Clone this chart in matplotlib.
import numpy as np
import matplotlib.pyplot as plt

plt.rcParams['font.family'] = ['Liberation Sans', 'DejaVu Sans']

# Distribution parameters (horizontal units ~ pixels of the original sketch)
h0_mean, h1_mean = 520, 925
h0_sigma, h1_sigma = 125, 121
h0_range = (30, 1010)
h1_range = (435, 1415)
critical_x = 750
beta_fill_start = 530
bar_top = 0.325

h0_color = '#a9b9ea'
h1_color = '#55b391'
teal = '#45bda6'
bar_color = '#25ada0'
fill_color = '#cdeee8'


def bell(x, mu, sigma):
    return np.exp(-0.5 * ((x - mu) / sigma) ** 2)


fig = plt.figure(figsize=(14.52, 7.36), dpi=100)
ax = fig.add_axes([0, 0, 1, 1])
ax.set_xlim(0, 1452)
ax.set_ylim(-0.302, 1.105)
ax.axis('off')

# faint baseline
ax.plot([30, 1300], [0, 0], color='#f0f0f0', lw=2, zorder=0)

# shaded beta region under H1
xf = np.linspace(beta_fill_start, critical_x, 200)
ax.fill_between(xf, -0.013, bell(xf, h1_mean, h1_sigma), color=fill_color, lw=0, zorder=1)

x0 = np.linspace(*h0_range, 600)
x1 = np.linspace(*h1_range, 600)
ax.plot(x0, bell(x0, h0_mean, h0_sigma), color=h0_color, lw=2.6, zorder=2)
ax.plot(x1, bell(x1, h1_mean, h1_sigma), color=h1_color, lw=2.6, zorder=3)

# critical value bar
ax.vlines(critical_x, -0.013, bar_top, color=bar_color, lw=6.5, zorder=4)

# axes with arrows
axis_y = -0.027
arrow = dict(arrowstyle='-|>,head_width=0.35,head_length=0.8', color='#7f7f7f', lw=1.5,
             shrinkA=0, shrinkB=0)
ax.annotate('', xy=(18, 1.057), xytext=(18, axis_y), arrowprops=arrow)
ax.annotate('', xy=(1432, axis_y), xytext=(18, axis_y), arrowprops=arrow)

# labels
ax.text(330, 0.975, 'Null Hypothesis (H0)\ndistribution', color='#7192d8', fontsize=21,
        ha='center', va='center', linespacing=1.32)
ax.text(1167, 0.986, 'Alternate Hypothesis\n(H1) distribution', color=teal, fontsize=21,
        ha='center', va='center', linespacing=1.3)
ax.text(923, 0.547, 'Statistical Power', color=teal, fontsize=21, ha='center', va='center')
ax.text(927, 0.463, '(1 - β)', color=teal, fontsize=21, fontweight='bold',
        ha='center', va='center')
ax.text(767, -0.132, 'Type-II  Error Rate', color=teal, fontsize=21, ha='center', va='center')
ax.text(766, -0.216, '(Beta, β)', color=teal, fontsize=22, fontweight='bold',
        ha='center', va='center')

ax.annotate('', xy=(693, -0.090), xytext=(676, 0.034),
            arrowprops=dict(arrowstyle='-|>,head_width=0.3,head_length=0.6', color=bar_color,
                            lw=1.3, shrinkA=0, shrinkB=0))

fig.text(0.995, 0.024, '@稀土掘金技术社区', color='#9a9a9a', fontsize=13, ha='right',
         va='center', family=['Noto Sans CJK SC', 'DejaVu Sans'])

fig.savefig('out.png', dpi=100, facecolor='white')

▶ TASK BRIEF: Your answer should be exactly the lines of the data above, from the first through the line containing "fill_color = '#cdeee8'".

▶ RESULT FOR THIS TASK:
Clone this chart in matplotlib.
import numpy as np
import matplotlib.pyplot as plt

plt.rcParams['font.family'] = ['Liberation Sans', 'DejaVu Sans']

# Distribution parameters (horizontal units ~ pixels of the original sketch)
h0_mean, h1_mean = 520, 925
h0_sigma, h1_sigma = 125, 121
h0_range = (30, 1010)
h1_range = (435, 1415)
critical_x = 750
beta_fill_start = 530
bar_top = 0.325

h0_color = '#a9b9ea'
h1_color = '#55b391'
teal = '#45bda6'
bar_color = '#25ada0'
fill_color = '#cdeee8'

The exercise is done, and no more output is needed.